Paying off Loans Not in Default

    1

    Deduct the maximum amount for your student loan interest. The IRS allows most borrowers to deduct $2,500 or the total amount you paid in student loan interest, whichever is less. Deductions allow you to decrease your tax liability, which means a bigger refund to use for repaying your student loans.

    2

    Maximize your refund. Start preparing your taxes early so you have time to locate bills and paperwork and review your taxes. Consult with a professional tax preparer to ensure you are not missing any credits or deductions. Ask the preparer about new state programs and lifestyle changes, such as having a new baby or getting married, that could affect your taxes.

    3

    Examine each of your student loans to find which has the highest interest rate, and decide to apply your refund to this loan. This will save you money in the long run, as you will pay less money in interest.

    4

    Call the loan company to confirm the amount owed. Ask the company to provide you with a "payoff amount" if you think you will be able to pay off your loan in its entirety. The entire amount you actually owe on a student loan debt is slightly more than what is on the statement, as more interest accrues each day. By getting a payoff amount, you'll know exactly how much you need to pay. Otherwise, you could have a few cents or dollars still accruing interest and late payment fees adding up while you think the debt is gone. When you get your refund, pay off the loan, or pay as much as you can on this loan.
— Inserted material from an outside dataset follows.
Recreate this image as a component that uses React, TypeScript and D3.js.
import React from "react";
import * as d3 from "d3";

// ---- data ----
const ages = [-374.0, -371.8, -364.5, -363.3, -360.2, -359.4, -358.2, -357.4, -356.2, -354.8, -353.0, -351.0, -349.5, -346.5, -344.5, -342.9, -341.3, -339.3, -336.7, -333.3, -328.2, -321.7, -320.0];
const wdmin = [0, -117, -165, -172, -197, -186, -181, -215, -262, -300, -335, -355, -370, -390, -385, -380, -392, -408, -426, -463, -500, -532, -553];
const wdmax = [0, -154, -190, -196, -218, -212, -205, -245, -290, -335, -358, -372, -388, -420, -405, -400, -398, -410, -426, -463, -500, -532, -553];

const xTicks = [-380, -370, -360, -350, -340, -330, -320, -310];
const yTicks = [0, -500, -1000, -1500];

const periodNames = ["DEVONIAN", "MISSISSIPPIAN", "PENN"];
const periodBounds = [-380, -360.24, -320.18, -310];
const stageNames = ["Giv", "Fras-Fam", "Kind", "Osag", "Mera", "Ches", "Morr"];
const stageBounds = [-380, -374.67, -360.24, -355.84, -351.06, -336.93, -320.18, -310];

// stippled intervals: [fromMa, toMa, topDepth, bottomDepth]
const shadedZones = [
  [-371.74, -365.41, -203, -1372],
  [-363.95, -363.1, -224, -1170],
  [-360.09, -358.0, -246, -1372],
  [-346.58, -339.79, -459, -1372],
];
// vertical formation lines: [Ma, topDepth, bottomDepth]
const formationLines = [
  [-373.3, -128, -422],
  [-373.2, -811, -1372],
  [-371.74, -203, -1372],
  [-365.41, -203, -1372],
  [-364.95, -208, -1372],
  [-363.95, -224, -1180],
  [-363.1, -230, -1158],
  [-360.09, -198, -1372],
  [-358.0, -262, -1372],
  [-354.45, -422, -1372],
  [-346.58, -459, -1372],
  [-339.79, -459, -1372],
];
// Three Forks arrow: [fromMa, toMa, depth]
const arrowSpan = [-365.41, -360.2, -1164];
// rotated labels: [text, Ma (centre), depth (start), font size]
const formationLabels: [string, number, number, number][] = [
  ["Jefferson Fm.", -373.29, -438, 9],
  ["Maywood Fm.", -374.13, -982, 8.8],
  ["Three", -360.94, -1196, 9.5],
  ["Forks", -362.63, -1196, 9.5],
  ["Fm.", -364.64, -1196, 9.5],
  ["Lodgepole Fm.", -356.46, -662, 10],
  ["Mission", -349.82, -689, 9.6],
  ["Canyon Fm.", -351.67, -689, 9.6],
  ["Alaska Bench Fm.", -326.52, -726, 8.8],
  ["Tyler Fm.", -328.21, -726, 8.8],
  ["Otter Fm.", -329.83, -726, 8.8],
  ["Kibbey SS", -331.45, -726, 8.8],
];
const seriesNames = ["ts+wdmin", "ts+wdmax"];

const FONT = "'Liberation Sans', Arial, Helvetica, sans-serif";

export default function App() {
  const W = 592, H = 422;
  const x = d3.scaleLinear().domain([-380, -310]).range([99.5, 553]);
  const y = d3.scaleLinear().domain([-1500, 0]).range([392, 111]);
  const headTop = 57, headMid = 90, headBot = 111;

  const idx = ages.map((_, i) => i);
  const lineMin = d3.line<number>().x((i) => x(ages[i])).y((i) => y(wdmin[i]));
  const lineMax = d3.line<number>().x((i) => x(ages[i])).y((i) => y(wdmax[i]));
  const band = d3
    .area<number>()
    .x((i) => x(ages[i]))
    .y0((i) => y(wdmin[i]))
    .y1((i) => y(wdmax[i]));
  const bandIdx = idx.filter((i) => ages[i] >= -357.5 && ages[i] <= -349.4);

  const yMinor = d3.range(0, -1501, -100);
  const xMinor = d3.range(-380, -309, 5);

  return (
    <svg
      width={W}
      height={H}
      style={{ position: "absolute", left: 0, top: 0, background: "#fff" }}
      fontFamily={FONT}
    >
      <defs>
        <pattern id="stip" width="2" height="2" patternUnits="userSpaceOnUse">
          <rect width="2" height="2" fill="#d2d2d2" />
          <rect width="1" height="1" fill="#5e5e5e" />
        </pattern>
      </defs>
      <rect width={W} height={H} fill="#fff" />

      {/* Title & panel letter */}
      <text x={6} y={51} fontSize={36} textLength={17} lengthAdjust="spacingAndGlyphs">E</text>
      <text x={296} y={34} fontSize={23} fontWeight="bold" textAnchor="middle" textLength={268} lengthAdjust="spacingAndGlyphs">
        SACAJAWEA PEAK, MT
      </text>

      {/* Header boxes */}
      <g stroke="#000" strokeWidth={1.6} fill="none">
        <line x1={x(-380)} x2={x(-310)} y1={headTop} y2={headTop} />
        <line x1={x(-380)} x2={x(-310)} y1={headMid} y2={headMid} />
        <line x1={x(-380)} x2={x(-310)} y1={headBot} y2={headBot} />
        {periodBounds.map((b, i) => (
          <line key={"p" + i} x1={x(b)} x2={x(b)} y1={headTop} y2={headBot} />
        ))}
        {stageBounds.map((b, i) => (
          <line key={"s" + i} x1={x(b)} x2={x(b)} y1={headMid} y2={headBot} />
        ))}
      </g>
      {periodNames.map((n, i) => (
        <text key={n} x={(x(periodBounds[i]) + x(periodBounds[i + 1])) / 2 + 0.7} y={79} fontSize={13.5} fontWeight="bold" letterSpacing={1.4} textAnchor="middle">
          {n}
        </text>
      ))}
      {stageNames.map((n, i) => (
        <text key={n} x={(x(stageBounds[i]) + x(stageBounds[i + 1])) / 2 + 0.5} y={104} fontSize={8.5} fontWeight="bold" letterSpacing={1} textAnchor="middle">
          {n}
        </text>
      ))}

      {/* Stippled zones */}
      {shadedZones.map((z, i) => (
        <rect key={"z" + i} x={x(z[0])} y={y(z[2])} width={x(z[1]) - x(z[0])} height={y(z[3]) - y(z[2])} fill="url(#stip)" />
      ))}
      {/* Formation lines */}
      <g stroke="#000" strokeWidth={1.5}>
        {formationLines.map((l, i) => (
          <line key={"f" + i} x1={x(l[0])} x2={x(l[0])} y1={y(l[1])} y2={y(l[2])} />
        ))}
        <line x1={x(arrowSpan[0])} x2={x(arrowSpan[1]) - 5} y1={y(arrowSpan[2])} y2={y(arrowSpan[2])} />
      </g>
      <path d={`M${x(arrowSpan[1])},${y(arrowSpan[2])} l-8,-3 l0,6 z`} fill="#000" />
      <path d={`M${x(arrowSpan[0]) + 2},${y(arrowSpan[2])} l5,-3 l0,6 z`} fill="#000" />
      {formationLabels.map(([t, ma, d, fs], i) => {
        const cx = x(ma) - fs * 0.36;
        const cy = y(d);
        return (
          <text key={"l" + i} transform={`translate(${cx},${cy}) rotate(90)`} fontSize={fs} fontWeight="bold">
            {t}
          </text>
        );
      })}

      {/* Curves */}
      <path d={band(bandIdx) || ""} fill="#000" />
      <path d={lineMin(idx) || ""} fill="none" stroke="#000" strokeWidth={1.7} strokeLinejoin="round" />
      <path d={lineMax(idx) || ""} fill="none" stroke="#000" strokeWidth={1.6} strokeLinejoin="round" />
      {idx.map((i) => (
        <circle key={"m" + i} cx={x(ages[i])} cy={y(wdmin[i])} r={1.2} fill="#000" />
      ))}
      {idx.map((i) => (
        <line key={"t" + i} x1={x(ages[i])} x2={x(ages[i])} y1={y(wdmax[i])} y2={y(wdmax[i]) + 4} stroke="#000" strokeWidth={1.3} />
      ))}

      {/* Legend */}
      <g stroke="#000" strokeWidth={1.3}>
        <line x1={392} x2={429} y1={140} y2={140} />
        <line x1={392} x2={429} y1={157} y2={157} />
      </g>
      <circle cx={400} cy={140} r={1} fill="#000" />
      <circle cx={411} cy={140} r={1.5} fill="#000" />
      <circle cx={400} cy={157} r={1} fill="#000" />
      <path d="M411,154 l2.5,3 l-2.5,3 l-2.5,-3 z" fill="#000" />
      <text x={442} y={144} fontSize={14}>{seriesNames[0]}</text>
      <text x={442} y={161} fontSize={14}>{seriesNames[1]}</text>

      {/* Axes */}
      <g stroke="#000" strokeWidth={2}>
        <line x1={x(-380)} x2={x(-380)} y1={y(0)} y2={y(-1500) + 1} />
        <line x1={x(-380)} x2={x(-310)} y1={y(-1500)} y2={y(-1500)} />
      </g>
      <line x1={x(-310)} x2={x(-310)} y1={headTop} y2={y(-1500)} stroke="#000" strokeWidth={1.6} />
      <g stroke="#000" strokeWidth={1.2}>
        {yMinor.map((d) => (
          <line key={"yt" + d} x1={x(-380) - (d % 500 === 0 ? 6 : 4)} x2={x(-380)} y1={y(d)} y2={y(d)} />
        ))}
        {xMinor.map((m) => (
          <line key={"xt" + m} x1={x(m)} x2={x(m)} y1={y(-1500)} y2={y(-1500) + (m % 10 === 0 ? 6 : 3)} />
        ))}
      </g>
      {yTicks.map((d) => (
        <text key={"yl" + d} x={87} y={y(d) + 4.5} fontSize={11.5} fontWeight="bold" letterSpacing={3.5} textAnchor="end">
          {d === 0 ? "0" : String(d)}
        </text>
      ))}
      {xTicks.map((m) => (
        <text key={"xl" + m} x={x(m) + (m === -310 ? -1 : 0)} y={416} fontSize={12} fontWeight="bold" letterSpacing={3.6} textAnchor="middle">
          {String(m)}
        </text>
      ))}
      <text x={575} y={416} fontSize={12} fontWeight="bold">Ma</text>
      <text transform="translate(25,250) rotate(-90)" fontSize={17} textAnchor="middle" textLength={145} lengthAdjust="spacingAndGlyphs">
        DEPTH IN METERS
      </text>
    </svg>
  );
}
Paying Off Loans in Default

    5

    Call the loan or collection company and attempt to work out a settlement. According to Fastweb.com and FinAid.com publisher Mark Kantrowitz, you can ask the company to reduce the either the entire amount or the unpaid interest. Know what your tax refund will be, and try to get a settlement amount close to your refund. Ask the company to send you a written notice of the settlement agreement, and review it with a lawyer before you pay.

    6

    Ask the company to waive the collection charges. If the loan has gone into default but you have settled for an amount that will be paid in one large sum when you get your tax refund, the collection company may waive the collection charges, Kantrowitz told the "New York Times." This means you will get to save more of your refund, or have less to pay above and beyond the refund. Once you have reached a settlement or a waiver of collection fees that both you and your lawyer think seems fair, pay the loan using your tax refund.

    7

    Allow the Department of Education to seize your tax refund if a settlement cannot be reached on you federal loans. If you are unable to work out a settlement following the process in Step One, you may have no choice other than to allow the Department of Education to take your tax refund. However, the government must notify you and give you a chance to make a payment arrangement before they take your tax refund. If you have a private student loan in default, the government cannot seize your tax refund, but you will likely suffer a large reduction in your credit score, and you may be sued.